-- BEGIN DATA SECTION --

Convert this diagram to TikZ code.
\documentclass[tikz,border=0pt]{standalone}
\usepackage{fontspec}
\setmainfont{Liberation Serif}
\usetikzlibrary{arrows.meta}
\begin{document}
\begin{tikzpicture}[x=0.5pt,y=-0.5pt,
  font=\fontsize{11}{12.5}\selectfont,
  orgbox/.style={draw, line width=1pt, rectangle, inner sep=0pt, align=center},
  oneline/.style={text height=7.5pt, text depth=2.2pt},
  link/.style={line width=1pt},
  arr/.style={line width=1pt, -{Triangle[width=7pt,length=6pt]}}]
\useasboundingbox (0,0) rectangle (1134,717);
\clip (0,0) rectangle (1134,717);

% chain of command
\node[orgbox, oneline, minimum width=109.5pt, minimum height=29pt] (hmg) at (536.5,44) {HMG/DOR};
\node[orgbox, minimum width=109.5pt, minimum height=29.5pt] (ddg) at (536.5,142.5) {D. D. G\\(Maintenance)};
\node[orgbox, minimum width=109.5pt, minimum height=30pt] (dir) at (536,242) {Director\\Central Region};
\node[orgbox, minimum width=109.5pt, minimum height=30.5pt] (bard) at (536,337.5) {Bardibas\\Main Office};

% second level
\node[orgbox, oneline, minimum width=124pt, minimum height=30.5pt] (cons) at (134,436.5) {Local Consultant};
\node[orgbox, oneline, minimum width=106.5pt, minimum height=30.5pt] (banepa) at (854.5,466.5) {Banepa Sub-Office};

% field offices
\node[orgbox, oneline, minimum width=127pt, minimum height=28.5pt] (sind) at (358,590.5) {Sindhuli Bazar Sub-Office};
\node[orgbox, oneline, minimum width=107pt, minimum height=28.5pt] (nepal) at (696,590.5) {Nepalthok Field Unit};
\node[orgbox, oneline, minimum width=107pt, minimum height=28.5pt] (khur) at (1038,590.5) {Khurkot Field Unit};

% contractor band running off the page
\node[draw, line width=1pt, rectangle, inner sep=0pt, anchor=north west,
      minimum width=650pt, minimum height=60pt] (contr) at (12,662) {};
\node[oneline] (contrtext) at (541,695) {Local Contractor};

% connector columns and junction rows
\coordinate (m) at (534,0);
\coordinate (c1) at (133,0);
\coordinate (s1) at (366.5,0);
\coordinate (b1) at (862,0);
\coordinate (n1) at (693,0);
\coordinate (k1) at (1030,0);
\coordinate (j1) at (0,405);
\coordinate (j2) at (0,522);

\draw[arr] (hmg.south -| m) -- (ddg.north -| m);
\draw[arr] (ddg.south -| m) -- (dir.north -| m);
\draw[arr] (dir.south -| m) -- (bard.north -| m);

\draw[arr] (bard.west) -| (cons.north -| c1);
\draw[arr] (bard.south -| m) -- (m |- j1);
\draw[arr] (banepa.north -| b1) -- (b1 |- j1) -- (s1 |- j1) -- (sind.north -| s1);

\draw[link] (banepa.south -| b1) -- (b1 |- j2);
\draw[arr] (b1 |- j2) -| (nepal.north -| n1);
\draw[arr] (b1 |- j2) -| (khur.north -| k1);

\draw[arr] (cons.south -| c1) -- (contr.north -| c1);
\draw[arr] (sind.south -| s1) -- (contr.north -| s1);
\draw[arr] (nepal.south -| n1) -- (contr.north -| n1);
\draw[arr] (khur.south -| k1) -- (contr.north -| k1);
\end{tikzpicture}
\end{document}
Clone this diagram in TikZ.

-- END DATA SECTION --

▶ [PROMPT]
Extract every record. Keep wording exact.

▶ [EXERCISE OUTPUT]
Convert this diagram to TikZ code.
\documentclass[tikz,border=0pt]{standalone}
\usepackage{fontspec}
\setmainfont{Liberation Serif}
\usetikzlibrary{arrows.meta}
\begin{document}
\begin{tikzpicture}[x=0.5pt,y=-0.5pt,
  font=\fontsize{11}{12.5}\selectfont,
  orgbox/.style={draw, line width=1pt, rectangle, inner sep=0pt, align=center},
  oneline/.style={text height=7.5pt, text depth=2.2pt},
  link/.style={line width=1pt},
  arr/.style={line width=1pt, -{Triangle[width=7pt,length=6pt]}}]
\useasboundingbox (0,0) rectangle (1134,717);
\clip (0,0) rectangle (1134,717);

% chain of command
\node[orgbox, oneline, minimum width=109.5pt, minimum height=29pt] (hmg) at (536.5,44) {HMG/DOR};
\node[orgbox, minimum width=109.5pt, minimum height=29.5pt] (ddg) at (536.5,142.5) {D. D. G\\(Maintenance)};
\node[orgbox, minimum width=109.5pt, minimum height=30pt] (dir) at (536,242) {Director\\Central Region};
\node[orgbox, minimum width=109.5pt, minimum height=30.5pt] (bard) at (536,337.5) {Bardibas\\Main Office};

% second level
\node[orgbox, oneline, minimum width=124pt, minimum height=30.5pt] (cons) at (134,436.5) {Local Consultant};
\node[orgbox, oneline, minimum width=106.5pt, minimum height=30.5pt] (banepa) at (854.5,466.5) {Banepa Sub-Office};

% field offices
\node[orgbox, oneline, minimum width=127pt, minimum height=28.5pt] (sind) at (358,590.5) {Sindhuli Bazar Sub-Office};
\node[orgbox, oneline, minimum width=107pt, minimum height=28.5pt] (nepal) at (696,590.5) {Nepalthok Field Unit};
\node[orgbox, oneline, minimum width=107pt, minimum height=28.5pt] (khur) at (1038,590.5) {Khurkot Field Unit};

% contractor band running off the page
\node[draw, line width=1pt, rectangle, inner sep=0pt, anchor=north west,
      minimum width=650pt, minimum height=60pt] (contr) at (12,662) {};
\node[oneline] (contrtext) at (541,695) {Local Contractor};

% connector columns and junction rows
\coordinate (m) at (534,0);
\coordinate (c1) at (133,0);
\coordinate (s1) at (366.5,0);
\coordinate (b1) at (862,0);
\coordinate (n1) at (693,0);
\coordinate (k1) at (1030,0);
\coordinate (j1) at (0,405);
\coordinate (j2) at (0,522);

\draw[arr] (hmg.south -| m) -- (ddg.north -| m);
\draw[arr] (ddg.south -| m) -- (dir.north -| m);
\draw[arr] (dir.south -| m) -- (bard.north -| m);

\draw[arr] (bard.west) -| (cons.north -| c1);
\draw[arr] (bard.south -| m) -- (m |- j1);
\draw[arr] (banepa.north -| b1) -- (b1 |- j1) -- (s1 |- j1) -- (sind.north -| s1);

\draw[link] (banepa.south -| b1) -- (b1 |- j2);
\draw[arr] (b1 |- j2) -| (nepal.north -| n1);
\draw[arr] (b1 |- j2) -| (khur.north -| k1);

\draw[arr] (cons.south -| c1) -- (contr.north -| c1);
\draw[arr] (sind.south -| s1) -- (contr.north -| s1);
\draw[arr] (nepal.south -| n1) -- (contr.north -| n1);
\draw[arr] (khur.south -| k1) -- (contr.north -| k1);
\end{tikzpicture}
\end{document}
Clone this diagram in TikZ.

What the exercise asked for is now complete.